By: Amanda Carroll, Staff Writer
Self-described scholar-activist Rosa Clemente originally struggled to simultaneously embrace her identities as a black woman and a Latina, but she learned to love both parts of herself when she started college.
In college at SUNY Albany, Clemente uncovered and affirmed her identify as a black Puerto Rican woman, noting that “identifying as black was not easy” and she was often accused of “selling out” as a Latina. Just as she developed her identify in college, she noted that many students of color have a similar choice to make between black identity and their ethnic one.
The choice to “embrace blackness as a political signifier” was her way of navigating the “American binary of black and white, which has always excluded Latinx people.”
Clemente was invited to speak on campus March 29 by Towson’s chapter of the Lambda Theta Alpha Latin Sorority, which celebrates the establishment of their organization on campus every March.
In opening, Clemente remarked that she was happy to be speaking at Towson because it is “dope to be in a space where black and brown people are coming together, especially as students.”
She said she was honored to see so many students of color, especially women, in the audience.
Clemente started by exploring her roots growing up in both the Bronx and New York’s Westchester County, two communities that greatly differ in diversity and socioeconomic status.
She recognized privileges around her in Westchester County that her friends and family in the Bronx did not enjoy, such as the “privilege to go to college” or “privilege of not being undocumented.” Cousins who were just as smart and capable as Clemente were unable to access higher education.
Education, she summarized, is “one of the most political things in our lives,” plagued by a Eurocentric perspective that marginalizes students of color and other minorities.
Clemente said that those minorities are often “viewed through a lens of oppression, not resistance,” which prevents students from understanding their historical lineage. She said that one of the main reasons she sought her education was to use knowledge to better her community and become a scholar-activist.
Facing racism and microaggressions, Clemente gravitated towards her campus’ Black Alliance as a place for learning and a political training ground.
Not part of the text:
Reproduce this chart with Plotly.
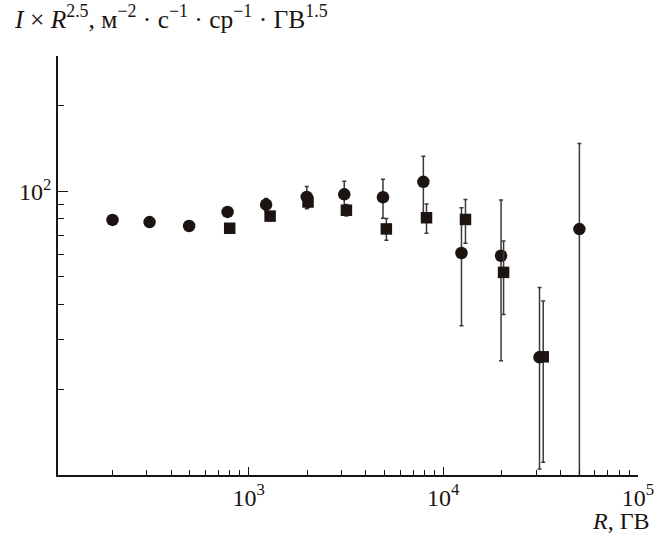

She noted that there was a purposeful unity of African American and Latinx groups to represent students of color at their predominately white institution (PWI) and ensure their voices were heard.
As an Africana/black studies major, Clemente cites exposure to history and elders as a transformational experience that forced her to confront an omnipresent white supremacist and patriarchal paradigm that exists in the United States.
“We weren’t meant to survive slavery, colonialism, imperialism, genocide, apartheid, Jim Crow, mass incarceration, mass deportation and anti-Latinx legislation,” she said. “We weren’t meant to survive and thrive, but we have survived because we have been willing to make the ultimate sacrifice for our people.”
Although Clemente relished her time at SUNY Albany, she came to realize that PWI’s “never wanted us…. Most of our people will not be on a (higher education) campus” and “half of black women who apply for tenure are denied” despite published scholarship.
Those who do make it to college or university, are there thanks to student takeovers, protests, and organization, she said.
Citing levels of suicidal thoughts of students of color and other marginalized groups, she pointed out that they not only have to do their coursework, but also navigate spaces of racism, misogyny and homophobia. The stressors associated with doing so leads “many students of color to feel that they have to conform to white experience and narrative.”
After earning her bachelor’s degree, Clemente attended Cornell University for a master’s in Africana studies and began her career, which varied from activist to Vice Presidential candidate on the Green Party’s 2008 ticket as a “hip hop candidate.”
On the idea of a post-racial America after Obama’s historic win in 2008, she said that “you cannot have a post-racial America when you haven’t confronted racism in America.”
Catalyzed by police shootings, she sees new organizers beginning to come up, people who are willing to take a risk, organize and mobilize. Clemente urged strengthening the “youth to movement” pipeline to spur the next generation of social justice advocates.
“Have ultimate faith in our capabilities” she said with urgency, because this is a “fight for literal existence.”
“Go out on our feet, fist up,” she said.